For the rest of the post, we will assume that the unsupervised inference calculation has been performed and we have available the single recognizer marginals (the recognizers don’t need to be independent!). Let us look at how we would calculate the average WER for the first recognizer.
Its WER is given the prevalences of all but the $\alpha$ label.

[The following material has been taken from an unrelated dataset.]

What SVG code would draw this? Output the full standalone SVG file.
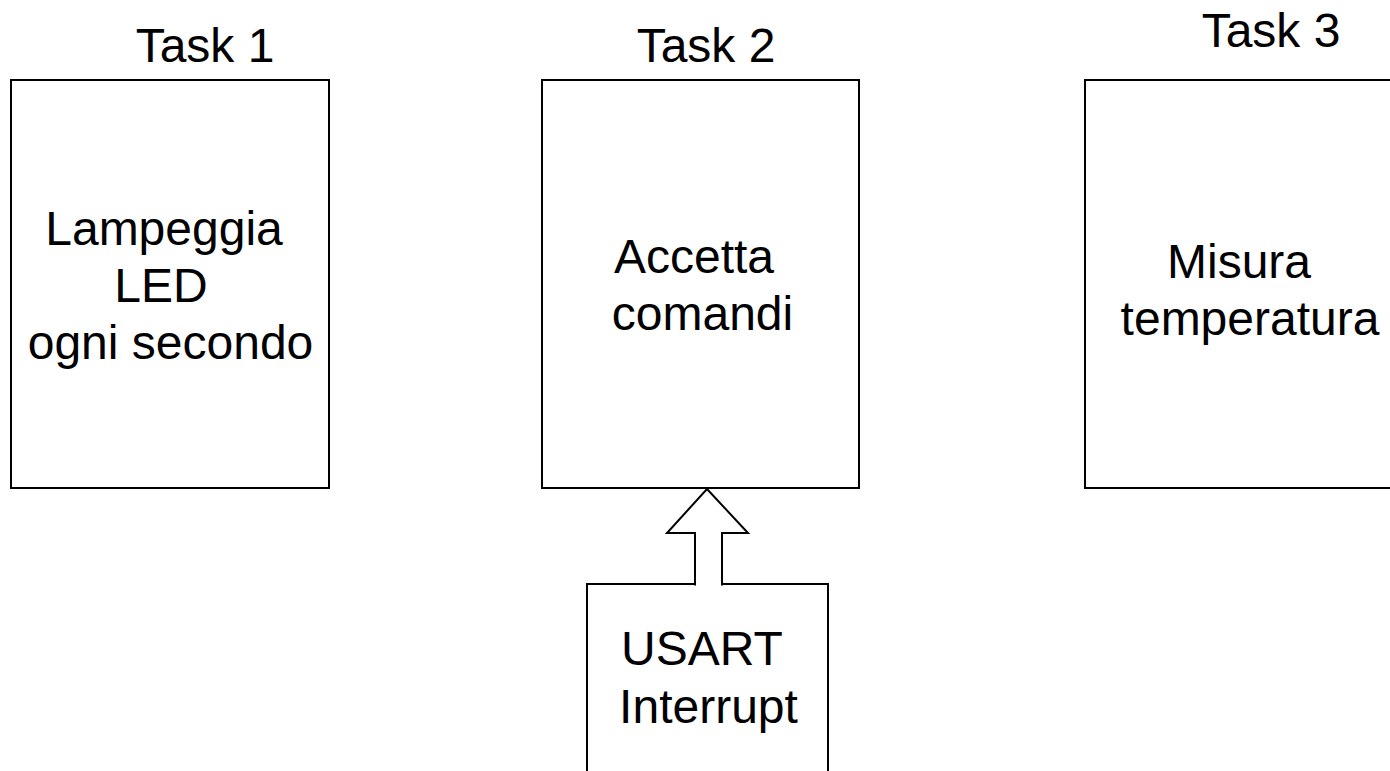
<svg xmlns="http://www.w3.org/2000/svg" width="1390" height="771" viewBox="0 0 1390 771">
<style>
.box{fill:#fff;stroke:#000;stroke-width:2}
.t{font-family:"Liberation Sans",Arial,sans-serif;font-size:48px;fill:#000;text-anchor:middle}
</style>
<rect width="1390" height="771" fill="#fff"/>
<g id="task1">
<text class="t" x="205" y="62">Task 1</text>
<rect class="box" x="11" y="80" width="318" height="408"/>
<text class="t" x="164" y="245">Lampeggia</text>
<text class="t" x="161" y="302">LED</text>
<text class="t" x="170.5" y="359">ogni secondo</text>
</g>
<g id="task2">
<text class="t" x="706" y="62">Task 2</text>
<rect class="box" x="542" y="80" width="317" height="408"/>
<text class="t" x="694" y="273">Accetta</text>
<text class="t" x="702.5" y="330">comandi</text>
</g>
<g id="task3">
<text class="t" x="1271" y="47">Task 3</text>
<rect class="box" x="1085" y="80" width="330" height="408"/>
<text class="t" x="1239" y="278">Misura</text>
<text class="t" x="1250" y="335">temperatura</text>
</g>
<g id="usart">
<rect class="box" x="587" y="584" width="241" height="220"/>
<text class="t" x="702" y="665">USART</text>
<text class="t" x="708.5" y="723">Interrupt</text>
</g>
<g id="connectors">
<path d="M695,585.5 L695,533 L667,533 L707,489 L748,533 L722,533 L722,585.5" fill="#fff" stroke="#000" stroke-width="2" stroke-linejoin="miter"/>
</g>
</svg>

$$\sum_{\lambda \ne \alpha} p(\lambda)$$
Why? Since our transformation of the recognition substituted all of the its entries into $\alpha$ its conditional recognition probabilities for the abstract labels must be of the form
$$\{ p_{1}(\alpha | \lambda) =1 \}_{\lambda \in \Lambda},$$
where $\Lambda$ represents the collection of abstract labels used to transform the recognition outputs. Therefore its average WER is
\begin{align}
\sum_{\lambda \ne \alpha} p_{1}(\alpha | \lambda)*p(\lambda) & = \\
& = \sum_{\lambda \ne \alpha} 1*p(\lambda) \\
& = \sum_{\lambda \ne \alpha} p(\lambda)
\end{align}
It is easier to express this last expression in terms of the average accuracy of the recognizer
$$1 – \sum_{\lambda \in \{\alpha\}} p_{1}(\lambda | \lambda)p(\lambda) = 1 – p(\alpha)$$
In general, for recognizer $r$ the average WER is given by
$$1 – \sum_{\lambda \in \Lambda_r} p_{r}(\lambda | \lambda)p(\lambda),$$
with the set $\Lambda_r = \{\lambda_1, \lambda_2, \ldots, \lambda_r \}$ representing the $r$ labels that can appear in recognizer $r$’s output.
The key is that we have transformed the average WER, which involves events over the correct labels into an expression involving labels related to the pattern of agreement and disagreement between the recognizers. The average WER can be calculated because the partition of the large space of recognition events with $V$ labels can be partitioned into a smaller space where abstract labels capture only the agreements and disagreements.
Pretty nifty, eh! Another reason why our company motto is “Sufficiently Advanced Technologies”. Magic is possible when you give up specific details for averaged ones.